Вроде бы и сам Борис Стругацкий готов согласиться с такой схемой. По крайней мере, иначе он не пересказал бы план несостоявшегося романа, последнего романа братьев Стругацких. В этом плане – жесточайший расчет с утопическим мышлением, насмешливое и очень больное расставание с миром Полдня. План настолько хорош, что его стоит процитировать. В скобках замечу, что, судя по тем наброскам, которые приводит Борис Стругацкий, многие планы Аркадия и Бориса оказались не воплощены попросту потому, что уже были воплощены. Они в качестве планов и набросков уже представляли собой некое художественное целое, вроде пересказанных Борхесом выдуманных им же романов. К этому законченному художественному целому просто нечего было подставлять, приставлять. Монада. Клетка. Вот как этот, например, план: «Внешний круг Империи был клоакой, стоком, адом этого мира – все подонки общества стекались туда, вся пьянь, рвань, дрянь, все садисты и прирожденные убийцы… Тут было ИХ царствие… Этим кругом Империя ощетинивалась против всей прочей ойкумены, держала оборону и наносила удары.
Средний круг населялся людьми обыкновенными, ни в чем не чрезмерными, такими же, как мы с вами, – чуть похуже, чуть получше, еще далеко не ангелами, но уже и не бесами. А в центре царил Мир Справедливости. «Полдень, ХХII век». Теплый, приветливый, безопасный мир духа, творчества и свободы… Каждый рожденный в Империи неизбежно оказывался в «своем» круге. Ад, Чистилище и Рай. Классика.
Максим Каммерер, пройдя все круги и добравшись до центра, расспрашивает высокопоставленного и высоколобого аборигена и слышит вдруг вежливый вопрос: «А что, у вас разве мир устроен иначе?». Максим начинает говорить о высокой Теории воспитания, о тщательной кропотливой работе над каждой дитячьей душой…
Абориген слушает, улыбается, кивает, а потом замечает вскользь: «Мир не может быть построен так, как вы мне сейчас рассказали. Такой мир может быть только придуман. Боюсь, друг мой, вы живете в мире, который кто-то придумал – до вас и без вас, – а вы не догадываетесь об этом…»
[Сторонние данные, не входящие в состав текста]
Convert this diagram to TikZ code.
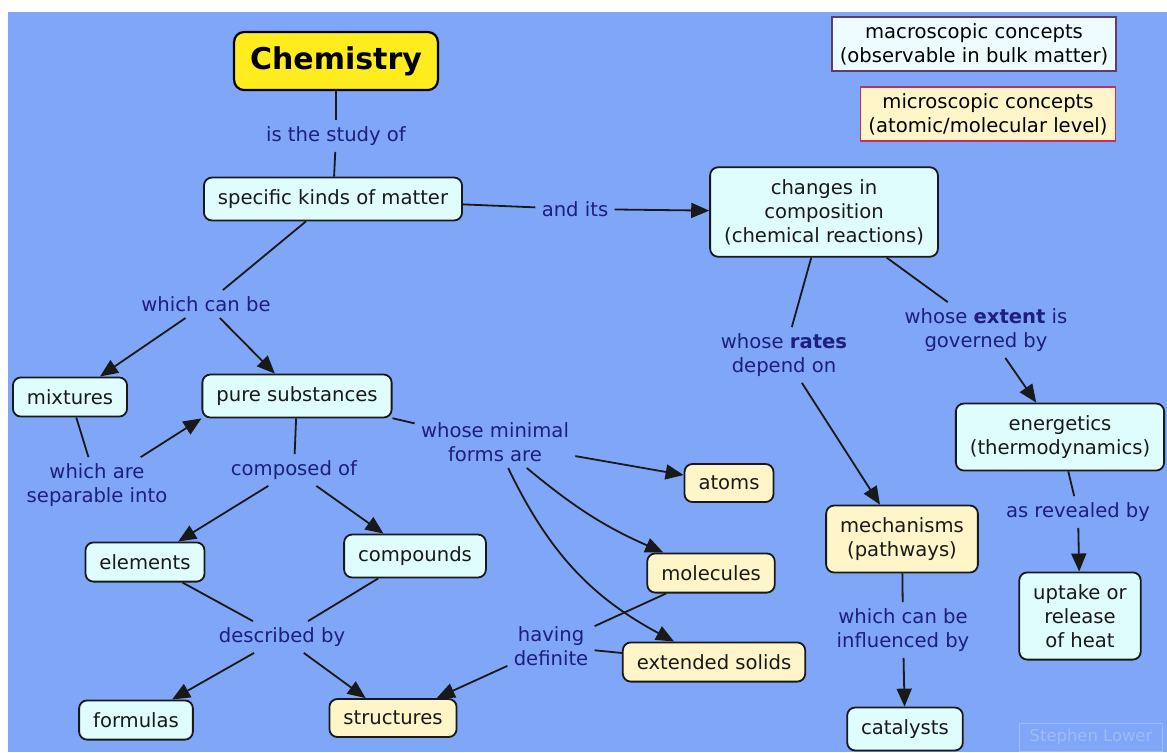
\documentclass[tikz,border=0pt]{standalone}
\usepackage{fontspec}
\setmainfont{DejaVu Sans}
\usepackage{tikz}
\usetikzlibrary{arrows.meta}

\definecolor{bgblue}{RGB}{128,166,247}
\definecolor{cyanfill}{RGB}{224,253,253}
\definecolor{creamfill}{RGB}{255,245,200}
\definecolor{chemyellow}{RGB}{255,236,30}
\definecolor{linkblue}{RGB}{30,30,125}
\definecolor{keypurple}{RGB}{95,60,120}
\definecolor{keyred}{RGB}{190,50,95}
\definecolor{keycyan}{RGB}{236,252,255}
\definecolor{wmblue}{RGB}{160,186,245}

\begin{document}
\begin{tikzpicture}[x=0.5pt, y=0.5pt,
  every node/.style={font=\fontsize{9.8}{12}\selectfont},
  concept/.style={draw=black!90, line width=0.9pt, rounded corners=4pt, fill=cyanfill,
                  inner xsep=7pt, inner ysep=6pt, align=center, text=black!90},
  atomic/.style={concept, fill=creamfill},
  linkword/.style={text=linkblue, align=center, inner sep=3pt},
  conn/.style={line width=0.9pt, black!90},
  arr/.style={conn, -{Triangle[length=9pt, width=7.5pt]}}]
\fill[white] (0,0) rectangle (1167,-752);
\fill[bgblue] (8,-12) rectangle (1167,-752);

% key boxes
\node[draw=keypurple, line width=0.8pt, fill=keycyan, inner xsep=4pt, inner ysep=3pt, align=center] (macrokey) at (974,-44) {macroscopic concepts\\(observable in bulk matter)};
\node[draw=keyred, line width=0.8pt, fill=creamfill, inner xsep=4pt, inner ysep=3pt, align=center] (microkey) at (988,-114) {microscopic concepts\\(atomic/molecular level)};

% concepts and linking words
\node[draw=black, line width=1.1pt, rounded corners=5pt, fill=chemyellow, font=\fontsize{15}{17}\selectfont\bfseries, inner xsep=8pt, minimum height=29pt] (chem) at (336,-61) {Chemistry};
\node[linkword] (study) at (336,-136) {is the study of};
\node[concept] (matter) at (333,-199) {specific kinds of matter};
\node[linkword] (andits) at (575,-209) {and its};
\node[concept] (changes) at (824,-212) {changes in\\composition\\(chemical reactions)};
\node[linkword] (rates) at (784,-355) {whose \textbf{rates}\\depend on};
\node[linkword] (extent) at (986,-330) {whose \textbf{extent} is\\governed by};
\node[concept] (energ) at (1060,-437) {energetics\\(thermodynamics)};
\node[linkword] (revealed) at (1078,-512) {as revealed by};
\node[concept] (uptake) at (1080,-616) {uptake or\\release\\of heat};
\node[atomic] (mech) at (902,-539) {mechanisms\\(pathways)};
\node[linkword] (influenced) at (903,-630) {which can be\\influenced by};
\node[concept] (catal) at (905,-729) {catalysts};
\node[linkword] (canbe) at (206,-304) {which can be};
\node[concept] (mixt) at (70,-397) {mixtures};
\node[concept] (pure) at (297,-396) {pure substances};
\node[linkword] (separ) at (97,-485) {which are\\separable into};
\node[linkword] (composed) at (294,-470) {composed of};
\node[concept] (elem) at (145,-562) {elements};
\node[concept] (compd) at (415,-556) {compounds};
\node[linkword] (described) at (282,-637) {described by};
\node[concept] (formul) at (136,-720) {formulas};
\node[atomic] (struct) at (393,-718) {structures};
\node[linkword] (minimal) at (495,-442) {whose minimal\\forms are};
\node[atomic] (atoms) at (729,-483) {atoms};
\node[atomic] (molec) at (711,-573) {molecules};
\node[atomic] (extsol) at (714,-662) {extended solids};
\node[linkword] (having) at (551,-646) {having\\definite};
\node[draw=wmblue, text=wmblue, font=\fontsize{8.2}{10}\selectfont, inner xsep=5pt, inner ysep=3pt] (lower) at (1091,-737) {Stephen Lower};

% connectors
\draw[conn] (chem) -- (study);
\draw[conn] (study) -- (matter);
\draw[conn] (matter) -- (andits);
\draw[arr] (andits) -- (changes);
\draw[conn] (matter) -- (canbe);
\draw[arr] (canbe) -- (mixt);
\draw[arr] (canbe) -- (pure);
\draw[conn] (mixt) -- (separ);
\draw[arr] (separ) -- (pure.south west);
\draw[conn] (pure) -- (composed);
\draw[arr] (composed) -- (elem);
\draw[arr] (composed) -- (compd);
\draw[conn] (elem) -- (described);
\draw[conn] (compd) -- (described);
\draw[arr] (described) -- (formul);
\draw[arr] (described) -- (struct);
\draw[conn] (pure) -- (minimal);
\draw[arr] (minimal) -- (atoms);
\draw[arr] (minimal) to[bend right=8] (molec);
\draw[arr] (minimal) to[bend right=18] (extsol);
\draw[conn] (molec) -- (having);
\draw[conn] (extsol) -- (having);
\draw[arr] (having) -- (struct);
\draw[conn] (changes) -- (rates);
\draw[arr] (rates) -- (mech);
\draw[conn] (changes) -- (extent);
\draw[arr] (extent) -- (energ);
\draw[conn] (energ) -- (revealed);
\draw[arr] (revealed) -- (uptake);
\draw[conn] (mech) -- (influenced);
\draw[arr] (influenced) -- (catal);
\end{tikzpicture}
\end{document}
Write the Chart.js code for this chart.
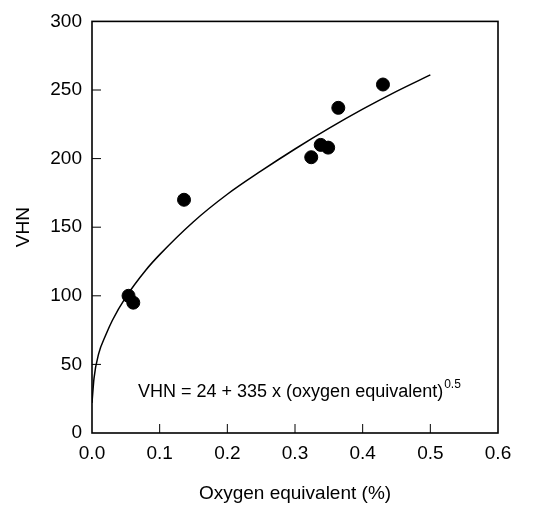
<!DOCTYPE html>
<html>
<head>
<meta charset="utf-8">
<script src="https://cdn.jsdelivr.net/npm/chart.js@4/dist/chart.umd.min.js"></script>
<style>
  body { margin: 0; background: #fff; }
  #wrap { width: 534px; height: 508px; }
</style>
</head>
<body>
<div id="wrap"><canvas id="ScatterChart"></canvas></div>
<script>
// measured points
const oxygenEq = [0.054, 0.061, 0.136, 0.324, 0.338, 0.349, 0.364, 0.430];
const vhn = [100, 95, 170, 201, 210, 208, 237, 254];

// fitted curve
const fitX = [0.0, 0.003, 0.01, 0.02, 0.03, 0.05, 0.08, 0.1, 0.15, 0.2, 0.25, 0.3, 0.35, 0.4, 0.45, 0.5];
const fitY = [22, 40, 58, 71, 82, 99, 119, 130, 154, 174, 191, 207, 222, 236, 249, 261];

const xTicks = [0.0, 0.1, 0.2, 0.3, 0.4, 0.5, 0.6];
const yTicks = [0, 50, 100, 150, 200, 250, 300];

const font = 'Liberation Sans, Arial, sans-serif';

// frame box + inward tick marks + equation text
const frameAndTicks = {
    id: 'frameAndTicks',
    afterDraw(chart) {
        const ctx = chart.ctx;
        const a = chart.chartArea;
        const xs = chart.scales.x;
        const ys = chart.scales.y;
        ctx.save();
        ctx.strokeStyle = '#000';
        ctx.lineWidth = 1.6;
        ctx.strokeRect(a.left, a.top, a.right - a.left, a.bottom - a.top);
        ctx.lineWidth = 1;
        xTicks.slice(1, -1).forEach(v => {
            const px = xs.getPixelForValue(v);
            ctx.beginPath();
            ctx.moveTo(px, a.bottom);
            ctx.lineTo(px, a.bottom - 9);
            ctx.stroke();
        });
        yTicks.slice(1, -1).forEach(v => {
            const py = ys.getPixelForValue(v);
            ctx.beginPath();
            ctx.moveTo(a.left, py);
            ctx.lineTo(a.left + 9, py);
            ctx.stroke();
        });
        // equation
        const tx = xs.getPixelForValue(0.068);
        const ty = ys.getPixelForValue(26);
        ctx.fillStyle = '#000';
        ctx.textBaseline = 'alphabetic';
        ctx.textAlign = 'left';
        ctx.font = '18px ' + font;
        const main = 'VHN = 24 + 335 x (oxygen equivalent)';
        ctx.fillText(main, tx, ty);
        const w = ctx.measureText(main).width;
        ctx.font = '12px ' + font;
        ctx.fillText('0.5', tx + w + 1, ty - 9);
        ctx.restore();
    }
};

const ctx = document.getElementById('ScatterChart').getContext('2d');
const ScatterChart = new Chart(ctx, {
    type: 'scatter',
    data: {
        datasets: [
            {
                label: 'fit',
                data: fitX.map((x, i) => ({ x: x, y: fitY[i] })),
                showLine: true,
                borderColor: '#000',
                borderWidth: 1.5,
                pointRadius: 0,
                cubicInterpolationMode: 'monotone',
                fill: false
            },
            {
                label: 'data',
                data: oxygenEq.map((x, i) => ({ x: x, y: vhn[i] })),
                backgroundColor: '#000',
                borderColor: '#000',
                pointRadius: 6.5,
                pointHoverRadius: 6.5
            }
        ]
    },
    options: {
        responsive: true,
        maintainAspectRatio: false,
        animation: false,
        plugins: {
            legend: { display: false },
            tooltip: { enabled: false }
        },
        layout: { padding: { left: 0, right: 36, top: 18, bottom: 0 } },
        scales: {
            x: {
                type: 'linear',
                min: 0,
                max: 0.6,
                afterBuildTicks: s => { s.ticks = xTicks.map(v => ({ value: v })); },
                afterFit: s => { s.height = 75; },
                grid: { display: false, drawTicks: false },
                border: { display: false },
                ticks: {
                    padding: 9,
                    color: '#000',
                    font: { family: font, size: 19 },
                    callback: v => v.toFixed(1)
                },
                title: {
                    display: true,
                    text: 'Oxygen equivalent (%)',
                    color: '#000',
                    font: { family: font, size: 19 },
                    padding: { top: 0, bottom: 3 }
                }
            },
            y: {
                min: 0,
                max: 300,
                afterBuildTicks: s => { s.ticks = yTicks.map(v => ({ value: v })); },
                afterFit: s => { s.width = 92; },
                grid: { display: false, drawTicks: false },
                border: { display: false },
                ticks: {
                    padding: 10,
                    color: '#000',
                    font: { family: font, size: 19 }
                },
                title: {
                    display: true,
                    text: 'VHN',
                    color: '#000',
                    font: { family: font, size: 19 },
                    padding: { top: 12, bottom: 0 }
                }
            }
        }
    },
    plugins: [frameAndTicks]
});
</script>
</body>
</html>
Ради этой фразы Стругацкие и собирались написать этот роман. Дескать, прощание с миром утопии, эпитафия. Приговор. Но не все так просто в этой эволюции. Эти прощание – эпитафия – приговор содержались уже в самой первой книге из утопического цикла братьев Стругацких. Должны были содержаться. В наметках к первому роману из этого цикла «Возвращение. (Полдень, ХХII век)» значится: «Хорошо бы ввести в “Возвращение” маленькие рассказики из нынешней жизни – для контраста и настроения – à la Хемингуэй или Дос Пассос. Не позволят, наверное. (Блокада, война – Сталинград, военный коммунизм, 37-й год, смерть Сталина, целина, запуск спутника и ракеты…)».